Servicemen ruling will open the floodgates
The Court of Appeal has ruled that servicemen and women serving overseas are protected by the Human Rights Act.
This decision threatens to unleash a flood of compensation claims from the families of men and women killed in Iraq and Afghanistan. It will also create a new level of nightmare on the battlefield. Senior officers feel operations will be hamstrung by decisions being affected by or even questioned under the terms of the Act.
The case has been pursued by Catherine Smith the mother of Private Jason Smith who died of heatstroke in Iraq while working in temperatures of 50C.
But the outcome stands as a monument to three policy decisions by New Labour that rank as the most disastrous and shameful in modern political history.

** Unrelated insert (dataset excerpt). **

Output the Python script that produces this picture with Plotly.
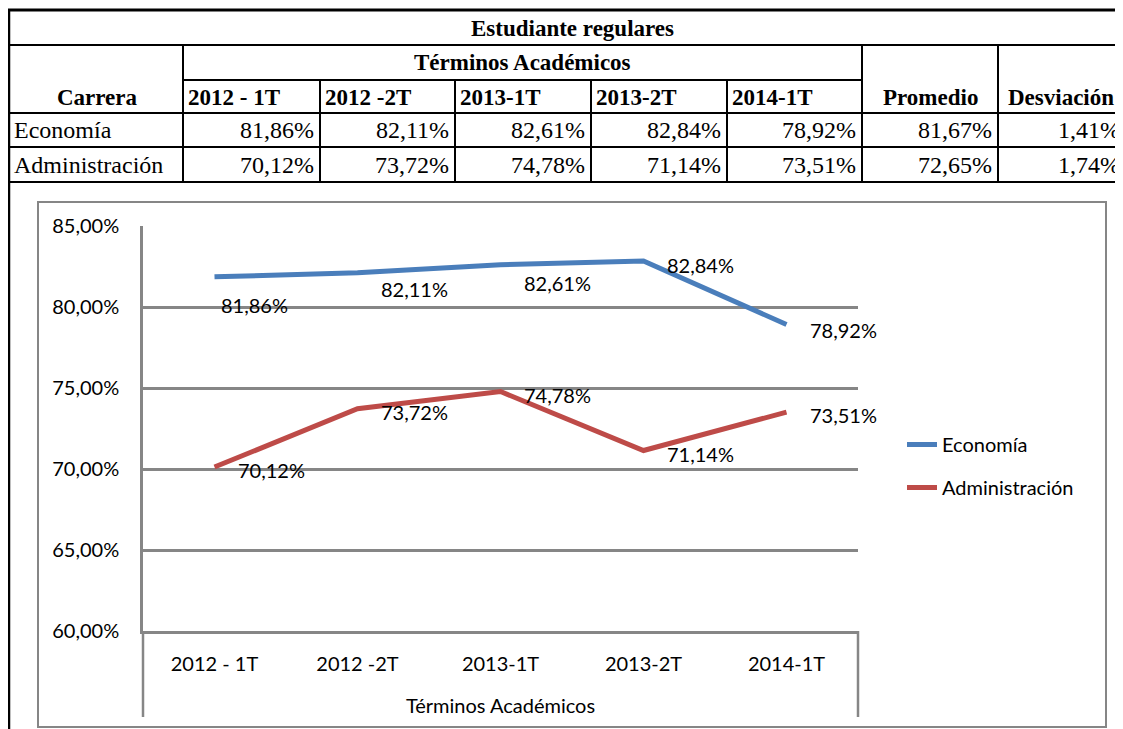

First was the decision to adopt the confounded Human Rights Act into British law and unleash its blithering idiocies onto our way of life.
Second was adopting a policy of under funding and over extending our military forces.
The saga of action in both Iraq and Afghanistan has been littered with scandals in which lives have been squandered because of equipment that has been in short supply, outdated or inadequate. Or all three.
And third was the invasion of Iraq. If the nation had not been conned into this totally pointless invasion then the life of Pte Smith--and hundreds of thousands more--would not have been thrown away.
When the first compensation case comes to court we shall truly be witnessing a moment of history. A law which should never have been saddled with being used to seek compensation for deficiencies that should never have occurred in a war we should never have been fighting.